Not too much to talk about here, but we do have a few items. The login online to pay for your costume feature never came online. As a matter of fact just days prior, we were informed that no credit card payment would be accepted. Who wants to walk around TnT or anywhere for that matter with that kind of cash on them! This is not a fete in here this is madness!
Maybe Cascadia Hotel was not the best location for costume pick up. The roads are just way to narrow for that kind of traffic congestion. Thank goodness for the bar in the parking lot once you did make it to the hotel!
This point is really not a bad, but more of a mix up. On Tuesday, seeing that the main stage crossing was delayed, masqueraders were greeted with lunch around the savannah. Although a good idea, it added to some confusion for the masqueraders already waiting at the park for lunch. The St. Clair rest stop is a cool and refreshing location, but many masqueraders found the lunch stopover/break a little too long and despite the tantalizing beats of Tassa drums, masqueraders slowly became restless. On the flip side, some masqueraders truly enjoyed the break, before getting back on the road.
The security issue is where the review gets a little sticky. Truth be told, we don't think there was too much more Tribe could do in this area. However, we feel it is important enough to mention here. First, let us make it clear that for both days Tribe security was in full force and the band was a very safe band to be in. The ratio of security to masqueraders was extremely impressive.
Many people we have spoken to are of the opinion that police officers in TnT do not feel the need to be polite to people. That's right we said it! They feel they must maintain a gruff and what we call "bad john" persona at all times, no matter who they are dealing with. I think that is the wrong approach for carnival time. You cannot approach a tourist, a visiting Trinidadian or a law abiding resident, the same way you deal with a menace to society. An attempt should be made to hire a group of officers who are trained in community policing that know when to escalate a situation and when a simple dialog may be the solution.

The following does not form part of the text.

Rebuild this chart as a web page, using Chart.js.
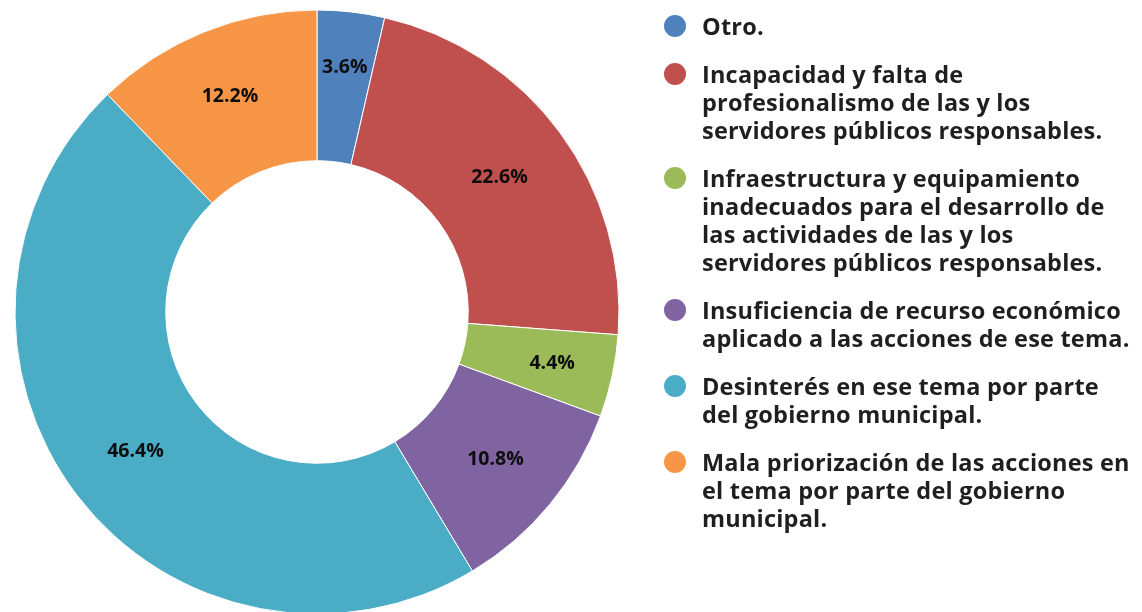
<!DOCTYPE html>
<html>
<head>
<meta charset="utf-8">
<script src="https://cdn.jsdelivr.net/npm/chart.js@4/dist/chart.umd.min.js"></script>
<style>
  html, body { margin: 0; padding: 0; background: #ffffff; }
  #wrap { position: relative; width: 1142px; height: 612px; overflow: hidden; }
  #c { position: absolute; left: 0; top: 0; }
  #legend { position: absolute; left: 664px; top: 12px; font-family: "Open Sans", sans-serif; font-weight: 700; font-size: 23.5px; letter-spacing: 0.2px; color: #1f1f1f; }
  .item { display: flex; align-items: flex-start; margin-bottom: 20px; }
  .dot { width: 22px; height: 22px; border-radius: 50%; margin-top: 3px; margin-right: 16px; flex: none; }
  .txt { line-height: 28px; white-space: nowrap; }
</style>
</head>
<body>
<div id="wrap">
  <canvas id="c" width="1142" height="612"></canvas>
  <div id="legend"></div>
</div>
<script>
const categories = [
  ["Otro."],
  ["Incapacidad y falta de", "profesionalismo de las y los", "servidores públicos responsables."],
  ["Infraestructura y equipamiento", "inadecuados para el desarrollo de", "las actividades de las y los", "servidores públicos responsables."],
  ["Insuficiencia de recurso económico", "aplicado a las acciones de ese tema."],
  ["Desinterés en ese tema por parte", "del gobierno municipal."],
  ["Mala priorización de las acciones en", "el tema por parte del gobierno", "municipal."]
];
const percentages = [3.6, 22.6, 4.4, 10.8, 46.4, 12.2];
const colors = ["#4F81BD", "#C0504D", "#9BBB59", "#8064A2", "#4BACC6", "#F79646"];

const sliceLabels = {
  id: 'sliceLabels',
  afterDatasetsDraw(chart, args, opts) {
    const ctx = chart.ctx;
    const meta = chart.getDatasetMeta(0);
    const data = chart.data.datasets[0].data;
    ctx.save();
    ctx.font = opts.font;
    ctx.fillStyle = opts.color;
    ctx.textAlign = 'center';
    ctx.textBaseline = 'middle';
    meta.data.forEach((arc, i) => {
      const p = arc.getProps(['x', 'y', 'startAngle', 'endAngle', 'innerRadius', 'outerRadius'], true);
      const mid = (p.startAngle + p.endAngle) / 2;
      const r = (p.innerRadius + p.outerRadius) / 2 + (opts.radialShift[i] || 0);
      ctx.fillText(data[i].toFixed(1) + '%', p.x + Math.cos(mid) * r, p.y + Math.sin(mid) * r);
    });
    ctx.restore();
  }
};

const chart = new Chart(document.getElementById('c'), {
  type: 'doughnut',
  data: {
    labels: categories,
    datasets: [{
      data: percentages,
      backgroundColor: colors,
      borderColor: '#ffffff',
      borderWidth: 1
    }]
  },
  options: {
    responsive: false,
    animation: false,
    radius: 302,
    cutout: 150,
    layout: { padding: { left: 0, right: 508, top: 12, bottom: 0 } },
    plugins: {
      legend: { display: false },
      tooltip: { enabled: false },
      sliceLabels: { font: '700 19.5px "Open Sans", sans-serif', color: '#0d0d0d', radialShift: [20, 0, 14, 5, 2, 6] }
    }
  },
  plugins: [sliceLabels]
});

const legend = document.getElementById('legend');
chart.data.labels.forEach((lab, i) => {
  const item = document.createElement('div');
  item.className = 'item';
  const dot = document.createElement('div');
  dot.className = 'dot';
  dot.style.background = chart.data.datasets[0].backgroundColor[i];
  const txt = document.createElement('div');
  txt.className = 'txt';
  txt.innerHTML = lab.map(s => s.replace(/&/g, '&amp;').replace(/</g, '&lt;')).join('<br>');
  item.appendChild(dot);
  item.appendChild(txt);
  legend.appendChild(item);
});
</script>
</body>
</html>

Because of the mentality of some people in law enforcement, a couple of incidents could have been avoided especially one on Monday afternoon in which a visitor was beaten. Is it too hard for law enforcement to stop and listen to someone, before they start their "bad john" antics? The very people who are there to protect and serve us are the ones that actually caused some of the security incidents to escalate unnecessarily, so sad. Is there a specially trained group of officers who are more sensitive to their environment? If not, then they should be.
We will DEFINITELY be back in Tribe next year. The attention to detail and level of organization made it not just a great band to be a part of; it made playing with Tribe an experience!